Brief:
Transcribe the material verbatim in full; the pictures do not belong in the copy.
<<<<
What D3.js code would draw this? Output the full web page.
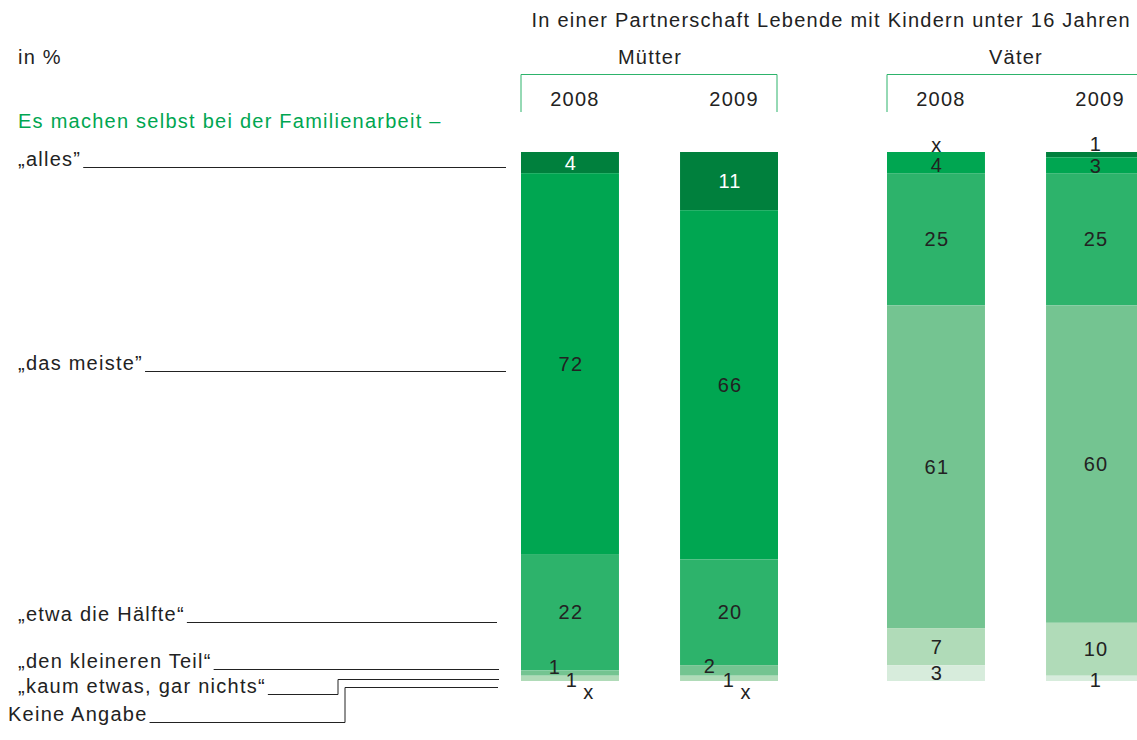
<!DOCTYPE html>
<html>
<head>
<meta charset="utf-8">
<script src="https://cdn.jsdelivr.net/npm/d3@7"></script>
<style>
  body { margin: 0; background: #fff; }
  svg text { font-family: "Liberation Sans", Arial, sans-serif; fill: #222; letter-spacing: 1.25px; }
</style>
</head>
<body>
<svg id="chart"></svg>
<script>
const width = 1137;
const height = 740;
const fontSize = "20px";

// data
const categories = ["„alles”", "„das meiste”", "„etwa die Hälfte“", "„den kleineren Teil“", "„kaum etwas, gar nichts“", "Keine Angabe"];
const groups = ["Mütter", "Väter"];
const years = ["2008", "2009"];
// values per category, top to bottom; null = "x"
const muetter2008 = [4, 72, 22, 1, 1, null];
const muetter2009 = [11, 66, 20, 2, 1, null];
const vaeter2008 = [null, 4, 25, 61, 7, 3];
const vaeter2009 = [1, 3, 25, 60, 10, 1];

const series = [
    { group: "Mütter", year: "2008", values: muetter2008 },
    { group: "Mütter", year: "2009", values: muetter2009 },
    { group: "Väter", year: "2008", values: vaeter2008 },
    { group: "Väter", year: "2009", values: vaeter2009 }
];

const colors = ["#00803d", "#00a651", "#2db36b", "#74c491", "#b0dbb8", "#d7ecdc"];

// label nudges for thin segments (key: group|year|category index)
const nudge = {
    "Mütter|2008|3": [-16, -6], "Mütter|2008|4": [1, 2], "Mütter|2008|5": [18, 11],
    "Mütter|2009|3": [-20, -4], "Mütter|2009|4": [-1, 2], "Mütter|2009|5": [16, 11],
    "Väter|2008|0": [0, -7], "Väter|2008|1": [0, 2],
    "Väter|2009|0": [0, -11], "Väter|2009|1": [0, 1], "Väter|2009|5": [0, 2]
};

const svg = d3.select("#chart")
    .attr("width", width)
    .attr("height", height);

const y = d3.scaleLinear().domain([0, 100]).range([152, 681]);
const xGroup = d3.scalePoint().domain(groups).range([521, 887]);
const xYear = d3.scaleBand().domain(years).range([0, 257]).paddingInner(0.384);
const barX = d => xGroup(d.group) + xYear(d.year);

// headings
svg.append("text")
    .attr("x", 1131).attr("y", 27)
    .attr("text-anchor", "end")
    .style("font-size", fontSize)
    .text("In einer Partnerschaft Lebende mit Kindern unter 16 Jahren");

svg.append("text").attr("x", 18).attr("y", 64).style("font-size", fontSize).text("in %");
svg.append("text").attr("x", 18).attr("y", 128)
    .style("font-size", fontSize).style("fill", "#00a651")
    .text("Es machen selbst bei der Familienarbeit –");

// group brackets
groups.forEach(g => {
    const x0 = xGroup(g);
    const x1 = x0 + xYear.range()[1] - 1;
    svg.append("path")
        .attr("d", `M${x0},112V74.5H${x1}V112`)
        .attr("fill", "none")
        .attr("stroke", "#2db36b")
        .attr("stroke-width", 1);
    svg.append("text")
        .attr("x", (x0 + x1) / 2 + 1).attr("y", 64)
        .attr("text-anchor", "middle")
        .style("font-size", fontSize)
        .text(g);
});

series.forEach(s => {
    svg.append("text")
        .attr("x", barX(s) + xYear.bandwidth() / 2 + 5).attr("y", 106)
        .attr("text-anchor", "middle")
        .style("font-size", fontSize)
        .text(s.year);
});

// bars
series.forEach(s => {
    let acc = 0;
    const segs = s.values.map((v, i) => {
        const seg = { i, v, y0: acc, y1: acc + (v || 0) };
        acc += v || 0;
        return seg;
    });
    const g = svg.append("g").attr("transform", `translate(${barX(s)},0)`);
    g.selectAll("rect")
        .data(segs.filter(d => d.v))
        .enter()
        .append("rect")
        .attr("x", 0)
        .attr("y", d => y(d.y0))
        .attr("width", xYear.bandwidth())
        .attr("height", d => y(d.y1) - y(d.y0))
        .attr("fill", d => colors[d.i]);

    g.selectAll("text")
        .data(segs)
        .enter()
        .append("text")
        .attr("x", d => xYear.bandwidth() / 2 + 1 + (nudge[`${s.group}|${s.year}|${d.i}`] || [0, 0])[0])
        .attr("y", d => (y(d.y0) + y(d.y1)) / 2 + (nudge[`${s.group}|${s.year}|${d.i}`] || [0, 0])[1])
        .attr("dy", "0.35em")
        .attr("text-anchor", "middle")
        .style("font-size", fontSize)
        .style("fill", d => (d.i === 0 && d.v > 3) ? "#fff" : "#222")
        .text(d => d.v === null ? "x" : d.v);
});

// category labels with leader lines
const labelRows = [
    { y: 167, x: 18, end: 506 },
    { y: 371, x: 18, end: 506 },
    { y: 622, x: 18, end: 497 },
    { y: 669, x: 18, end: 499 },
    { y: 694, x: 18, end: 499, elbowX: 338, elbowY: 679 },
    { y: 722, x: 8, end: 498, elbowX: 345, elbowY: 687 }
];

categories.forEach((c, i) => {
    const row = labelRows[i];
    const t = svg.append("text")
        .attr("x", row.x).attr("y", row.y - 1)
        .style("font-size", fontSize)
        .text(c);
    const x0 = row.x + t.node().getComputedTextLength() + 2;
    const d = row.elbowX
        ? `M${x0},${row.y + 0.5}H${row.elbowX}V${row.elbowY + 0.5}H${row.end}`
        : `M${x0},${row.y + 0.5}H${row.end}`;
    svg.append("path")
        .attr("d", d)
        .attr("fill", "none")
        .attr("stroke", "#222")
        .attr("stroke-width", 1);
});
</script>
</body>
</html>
>>>>
Solution to this task:
What D3.js code would draw this? Output the full web page.
<!DOCTYPE html>
<html>
<head>
<meta charset="utf-8">
<script src="https://cdn.jsdelivr.net/npm/d3@7"></script>
<style>
  body { margin: 0; background: #fff; }
  svg text { font-family: "Liberation Sans", Arial, sans-serif; fill: #222; letter-spacing: 1.25px; }
</style>
</head>
<body>
<svg id="chart"></svg>
<script>
const width = 1137;
const height = 740;
const fontSize = "20px";

// data
const categories = ["„alles”", "„das meiste”", "„etwa die Hälfte“", "„den kleineren Teil“", "„kaum etwas, gar nichts“", "Keine Angabe"];
const groups = ["Mütter", "Väter"];
const years = ["2008", "2009"];
// values per category, top to bottom; null = "x"
const muetter2008 = [4, 72, 22, 1, 1, null];
const muetter2009 = [11, 66, 20, 2, 1, null];
const vaeter2008 = [null, 4, 25, 61, 7, 3];
const vaeter2009 = [1, 3, 25, 60, 10, 1];

const series = [
    { group: "Mütter", year: "2008", values: muetter2008 },
    { group: "Mütter", year: "2009", values: muetter2009 },
    { group: "Väter", year: "2008", values: vaeter2008 },
    { group: "Väter", year: "2009", values: vaeter2009 }
];

const colors = ["#00803d", "#00a651", "#2db36b", "#74c491", "#b0dbb8", "#d7ecdc"];

// label nudges for thin segments (key: group|year|category index)
const nudge = {
    "Mütter|2008|3": [-16, -6], "Mütter|2008|4": [1, 2], "Mütter|2008|5": [18, 11],
    "Mütter|2009|3": [-20, -4], "Mütter|2009|4": [-1, 2], "Mütter|2009|5": [16, 11],
    "Väter|2008|0": [0, -7], "Väter|2008|1": [0, 2],
    "Väter|2009|0": [0, -11], "Väter|2009|1": [0, 1], "Väter|2009|5": [0, 2]
};

const svg = d3.select("#chart")
    .attr("width", width)
    .attr("height", height);

const y = d3.scaleLinear().domain([0, 100]).range([152, 681]);
const xGroup = d3.scalePoint().domain(groups).range([521, 887]);
const xYear = d3.scaleBand().domain(years).range([0, 257]).paddingInner(0.384);
const barX = d => xGroup(d.group) + xYear(d.year);

// headings
svg.append("text")
    .attr("x", 1131).attr("y", 27)
    .attr("text-anchor", "end")
    .style("font-size", fontSize)
    .text("In einer Partnerschaft Lebende mit Kindern unter 16 Jahren");

svg.append("text").attr("x", 18).attr("y", 64).style("font-size", fontSize).text("in %");
svg.append("text").attr("x", 18).attr("y", 128)
    .style("font-size", fontSize).style("fill", "#00a651")
    .text("Es machen selbst bei der Familienarbeit –");

// group brackets
groups.forEach(g => {
    const x0 = xGroup(g);
    const x1 = x0 + xYear.range()[1] - 1;
    svg.append("path")
        .attr("d", `M${x0},112V74.5H${x1}V112`)
        .attr("fill", "none")
        .attr("stroke", "#2db36b")
        .attr("stroke-width", 1);
    svg.append("text")
        .attr("x", (x0 + x1) / 2 + 1).attr("y", 64)
        .attr("text-anchor", "middle")
        .style("font-size", fontSize)
        .text(g);
});

series.forEach(s => {
    svg.append("text")
        .attr("x", barX(s) + xYear.bandwidth() / 2 + 5).attr("y", 106)
        .attr("text-anchor", "middle")
        .style("font-size", fontSize)
        .text(s.year);
});

// bars
series.forEach(s => {
    let acc = 0;
    const segs = s.values.map((v, i) => {
        const seg = { i, v, y0: acc, y1: acc + (v || 0) };
        acc += v || 0;
        return seg;
    });
    const g = svg.append("g").attr("transform", `translate(${barX(s)},0)`);
    g.selectAll("rect")
        .data(segs.filter(d => d.v))
        .enter()
        .append("rect")
        .attr("x", 0)
        .attr("y", d => y(d.y0))
        .attr("width", xYear.bandwidth())
        .attr("height", d => y(d.y1) - y(d.y0))
        .attr("fill", d => colors[d.i]);

    g.selectAll("text")
        .data(segs)
        .enter()
        .append("text")
        .attr("x", d => xYear.bandwidth() / 2 + 1 + (nudge[`${s.group}|${s.year}|${d.i}`] || [0, 0])[0])
        .attr("y", d => (y(d.y0) + y(d.y1)) / 2 + (nudge[`${s.group}|${s.year}|${d.i}`] || [0, 0])[1])
        .attr("dy", "0.35em")
        .attr("text-anchor", "middle")
        .style("font-size", fontSize)
        .style("fill", d => (d.i === 0 && d.v > 3) ? "#fff" : "#222")
        .text(d => d.v === null ? "x" : d.v);
});

// category labels with leader lines
const labelRows = [
    { y: 167, x: 18, end: 506 },
    { y: 371, x: 18, end: 506 },
    { y: 622, x: 18, end: 497 },
    { y: 669, x: 18, end: 499 },
    { y: 694, x: 18, end: 499, elbowX: 338, elbowY: 679 },
    { y: 722, x: 8, end: 498, elbowX: 345, elbowY: 687 }
];

categories.forEach((c, i) => {
    const row = labelRows[i];
    const t = svg.append("text")
        .attr("x", row.x).attr("y", row.y - 1)
        .style("font-size", fontSize)
        .text(c);
    const x0 = row.x + t.node().getComputedTextLength() + 2;
    const d = row.elbowX
        ? `M${x0},${row.y + 0.5}H${row.elbowX}V${row.elbowY + 0.5}H${row.end}`
        : `M${x0},${row.y + 0.5}H${row.end}`;
    svg.append("path")
        .attr("d", d)
        .attr("fill", "none")
        .attr("stroke", "#222")
        .attr("stroke-width", 1);
});
</script>
</body>
</html>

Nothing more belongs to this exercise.